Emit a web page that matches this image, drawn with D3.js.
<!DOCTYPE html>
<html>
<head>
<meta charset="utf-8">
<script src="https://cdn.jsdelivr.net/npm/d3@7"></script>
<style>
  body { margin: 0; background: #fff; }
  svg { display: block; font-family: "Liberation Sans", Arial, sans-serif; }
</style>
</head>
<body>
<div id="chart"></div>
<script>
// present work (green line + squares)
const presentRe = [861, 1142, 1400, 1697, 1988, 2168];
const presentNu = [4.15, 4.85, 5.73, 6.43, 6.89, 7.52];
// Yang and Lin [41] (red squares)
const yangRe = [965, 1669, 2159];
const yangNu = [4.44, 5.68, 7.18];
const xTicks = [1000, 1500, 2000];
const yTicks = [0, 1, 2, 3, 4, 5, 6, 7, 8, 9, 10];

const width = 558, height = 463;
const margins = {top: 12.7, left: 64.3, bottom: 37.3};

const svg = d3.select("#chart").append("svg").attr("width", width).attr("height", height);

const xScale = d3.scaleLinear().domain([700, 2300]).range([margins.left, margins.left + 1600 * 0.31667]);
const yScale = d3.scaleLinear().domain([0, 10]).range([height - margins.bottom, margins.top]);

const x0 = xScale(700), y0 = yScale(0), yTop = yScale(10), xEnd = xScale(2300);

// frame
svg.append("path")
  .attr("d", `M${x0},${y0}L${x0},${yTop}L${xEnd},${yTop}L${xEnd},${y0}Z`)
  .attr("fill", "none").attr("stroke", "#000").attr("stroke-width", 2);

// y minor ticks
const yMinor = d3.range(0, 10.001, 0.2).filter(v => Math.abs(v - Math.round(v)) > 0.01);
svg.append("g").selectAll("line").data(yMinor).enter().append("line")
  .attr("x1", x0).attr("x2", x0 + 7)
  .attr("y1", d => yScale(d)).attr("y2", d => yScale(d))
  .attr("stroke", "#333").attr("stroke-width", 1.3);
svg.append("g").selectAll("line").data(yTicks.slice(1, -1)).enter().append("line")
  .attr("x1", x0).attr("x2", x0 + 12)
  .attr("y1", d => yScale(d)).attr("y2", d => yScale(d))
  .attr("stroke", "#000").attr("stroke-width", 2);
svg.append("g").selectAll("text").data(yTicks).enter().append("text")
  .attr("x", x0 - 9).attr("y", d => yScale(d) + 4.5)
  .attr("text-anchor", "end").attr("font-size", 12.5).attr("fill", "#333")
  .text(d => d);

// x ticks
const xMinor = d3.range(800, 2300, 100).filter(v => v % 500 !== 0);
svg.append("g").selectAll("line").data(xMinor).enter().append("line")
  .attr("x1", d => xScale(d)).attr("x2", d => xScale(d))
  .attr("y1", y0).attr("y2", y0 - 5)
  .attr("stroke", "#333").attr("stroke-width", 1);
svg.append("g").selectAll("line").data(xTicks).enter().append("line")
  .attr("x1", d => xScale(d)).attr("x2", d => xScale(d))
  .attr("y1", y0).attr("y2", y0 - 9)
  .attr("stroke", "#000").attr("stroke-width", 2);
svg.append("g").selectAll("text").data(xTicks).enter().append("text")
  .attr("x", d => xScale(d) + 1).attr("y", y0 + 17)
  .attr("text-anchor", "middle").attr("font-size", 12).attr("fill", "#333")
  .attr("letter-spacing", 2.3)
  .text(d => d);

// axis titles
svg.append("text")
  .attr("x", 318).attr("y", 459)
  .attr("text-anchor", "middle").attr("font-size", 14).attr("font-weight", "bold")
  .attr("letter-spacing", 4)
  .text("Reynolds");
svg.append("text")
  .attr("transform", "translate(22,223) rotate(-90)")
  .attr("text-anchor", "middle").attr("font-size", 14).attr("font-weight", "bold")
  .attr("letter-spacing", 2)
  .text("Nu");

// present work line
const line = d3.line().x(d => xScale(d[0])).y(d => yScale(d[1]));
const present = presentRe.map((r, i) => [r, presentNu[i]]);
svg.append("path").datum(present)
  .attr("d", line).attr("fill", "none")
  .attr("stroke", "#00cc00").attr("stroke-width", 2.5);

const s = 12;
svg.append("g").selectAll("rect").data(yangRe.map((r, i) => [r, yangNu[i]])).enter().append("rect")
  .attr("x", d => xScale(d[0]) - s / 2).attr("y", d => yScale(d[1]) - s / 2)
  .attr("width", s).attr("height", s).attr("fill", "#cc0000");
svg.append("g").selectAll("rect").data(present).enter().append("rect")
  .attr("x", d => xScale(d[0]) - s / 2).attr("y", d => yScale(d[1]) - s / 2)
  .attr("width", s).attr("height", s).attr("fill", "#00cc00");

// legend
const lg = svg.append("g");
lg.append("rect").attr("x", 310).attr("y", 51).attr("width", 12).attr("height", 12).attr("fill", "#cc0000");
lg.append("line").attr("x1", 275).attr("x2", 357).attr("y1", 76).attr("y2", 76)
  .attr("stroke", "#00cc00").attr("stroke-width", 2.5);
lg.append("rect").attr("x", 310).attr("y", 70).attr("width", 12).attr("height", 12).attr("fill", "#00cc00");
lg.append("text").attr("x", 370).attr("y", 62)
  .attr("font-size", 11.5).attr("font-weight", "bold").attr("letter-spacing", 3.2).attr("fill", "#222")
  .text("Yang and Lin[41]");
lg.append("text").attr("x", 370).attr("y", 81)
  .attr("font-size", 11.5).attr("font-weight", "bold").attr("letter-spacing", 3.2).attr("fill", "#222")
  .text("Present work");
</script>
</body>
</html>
+ + +
Your task ::
Each line of the material above must be retyped precisely.

Result for this task ::
Emit a web page that matches this image, drawn with D3.js.
<!DOCTYPE html>
<html>
<head>
<meta charset="utf-8">
<script src="https://cdn.jsdelivr.net/npm/d3@7"></script>
<style>
  body { margin: 0; background: #fff; }
  svg { display: block; font-family: "Liberation Sans", Arial, sans-serif; }
</style>
</head>
<body>
<div id="chart"></div>
<script>
// present work (green line + squares)
const presentRe = [861, 1142, 1400, 1697, 1988, 2168];
const presentNu = [4.15, 4.85, 5.73, 6.43, 6.89, 7.52];
// Yang and Lin [41] (red squares)
const yangRe = [965, 1669, 2159];
const yangNu = [4.44, 5.68, 7.18];
const xTicks = [1000, 1500, 2000];
const yTicks = [0, 1, 2, 3, 4, 5, 6, 7, 8, 9, 10];

const width = 558, height = 463;
const margins = {top: 12.7, left: 64.3, bottom: 37.3};

const svg = d3.select("#chart").append("svg").attr("width", width).attr("height", height);

const xScale = d3.scaleLinear().domain([700, 2300]).range([margins.left, margins.left + 1600 * 0.31667]);
const yScale = d3.scaleLinear().domain([0, 10]).range([height - margins.bottom, margins.top]);

const x0 = xScale(700), y0 = yScale(0), yTop = yScale(10), xEnd = xScale(2300);

// frame
svg.append("path")
  .attr("d", `M${x0},${y0}L${x0},${yTop}L${xEnd},${yTop}L${xEnd},${y0}Z`)
  .attr("fill", "none").attr("stroke", "#000").attr("stroke-width", 2);

// y minor ticks
const yMinor = d3.range(0, 10.001, 0.2).filter(v => Math.abs(v - Math.round(v)) > 0.01);
svg.append("g").selectAll("line").data(yMinor).enter().append("line")
  .attr("x1", x0).attr("x2", x0 + 7)
  .attr("y1", d => yScale(d)).attr("y2", d => yScale(d))
  .attr("stroke", "#333").attr("stroke-width", 1.3);
svg.append("g").selectAll("line").data(yTicks.slice(1, -1)).enter().append("line")
  .attr("x1", x0).attr("x2", x0 + 12)
  .attr("y1", d => yScale(d)).attr("y2", d => yScale(d))
  .attr("stroke", "#000").attr("stroke-width", 2);
svg.append("g").selectAll("text").data(yTicks).enter().append("text")
  .attr("x", x0 - 9).attr("y", d => yScale(d) + 4.5)
  .attr("text-anchor", "end").attr("font-size", 12.5).attr("fill", "#333")
  .text(d => d);

// x ticks
const xMinor = d3.range(800, 2300, 100).filter(v => v % 500 !== 0);
svg.append("g").selectAll("line").data(xMinor).enter().append("line")
  .attr("x1", d => xScale(d)).attr("x2", d => xScale(d))
  .attr("y1", y0).attr("y2", y0 - 5)
  .attr("stroke", "#333").attr("stroke-width", 1);
svg.append("g").selectAll("line").data(xTicks).enter().append("line")
  .attr("x1", d => xScale(d)).attr("x2", d => xScale(d))
  .attr("y1", y0).attr("y2", y0 - 9)
  .attr("stroke", "#000").attr("stroke-width", 2);
svg.append("g").selectAll("text").data(xTicks).enter().append("text")
  .attr("x", d => xScale(d) + 1).attr("y", y0 + 17)
  .attr("text-anchor", "middle").attr("font-size", 12).attr("fill", "#333")
  .attr("letter-spacing", 2.3)
  .text(d => d);

// axis titles
svg.append("text")
  .attr("x", 318).attr("y", 459)
  .attr("text-anchor", "middle").attr("font-size", 14).attr("font-weight", "bold")
  .attr("letter-spacing", 4)
  .text("Reynolds");
svg.append("text")
  .attr("transform", "translate(22,223) rotate(-90)")
  .attr("text-anchor", "middle").attr("font-size", 14).attr("font-weight", "bold")
  .attr("letter-spacing", 2)
  .text("Nu");

// present work line
const line = d3.line().x(d => xScale(d[0])).y(d => yScale(d[1]));
const present = presentRe.map((r, i) => [r, presentNu[i]]);
svg.append("path").datum(present)
  .attr("d", line).attr("fill", "none")
  .attr("stroke", "#00cc00").attr("stroke-width", 2.5);

const s = 12;
svg.append("g").selectAll("rect").data(yangRe.map((r, i) => [r, yangNu[i]])).enter().append("rect")
  .attr("x", d => xScale(d[0]) - s / 2).attr("y", d => yScale(d[1]) - s / 2)
  .attr("width", s).attr("height", s).attr("fill", "#cc0000");
svg.append("g").selectAll("rect").data(present).enter().append("rect")
  .attr("x", d => xScale(d[0]) - s / 2).attr("y", d => yScale(d[1]) - s / 2)
  .attr("width", s).attr("height", s).attr("fill", "#00cc00");

// legend
const lg = svg.append("g");
lg.append("rect").attr("x", 310).attr("y", 51).attr("width", 12).attr("height", 12).attr("fill", "#cc0000");
lg.append("line").attr("x1", 275).attr("x2", 357).attr("y1", 76).attr("y2", 76)
  .attr("stroke", "#00cc00").attr("stroke-width", 2.5);
lg.append("rect").attr("x", 310).attr("y", 70).attr("width", 12).attr("height", 12).attr("fill", "#00cc00");
lg.append("text").attr("x", 370).attr("y", 62)
  .attr("font-size", 11.5).attr("font-weight", "bold").attr("letter-spacing", 3.2).attr("fill", "#222")
  .text("Yang and Lin[41]");
lg.append("text").attr("x", 370).attr("y", 81)
  .attr("font-size", 11.5).attr("font-weight", "bold").attr("letter-spacing", 3.2).attr("fill", "#222")
  .text("Present work");
</script>
</body>
</html>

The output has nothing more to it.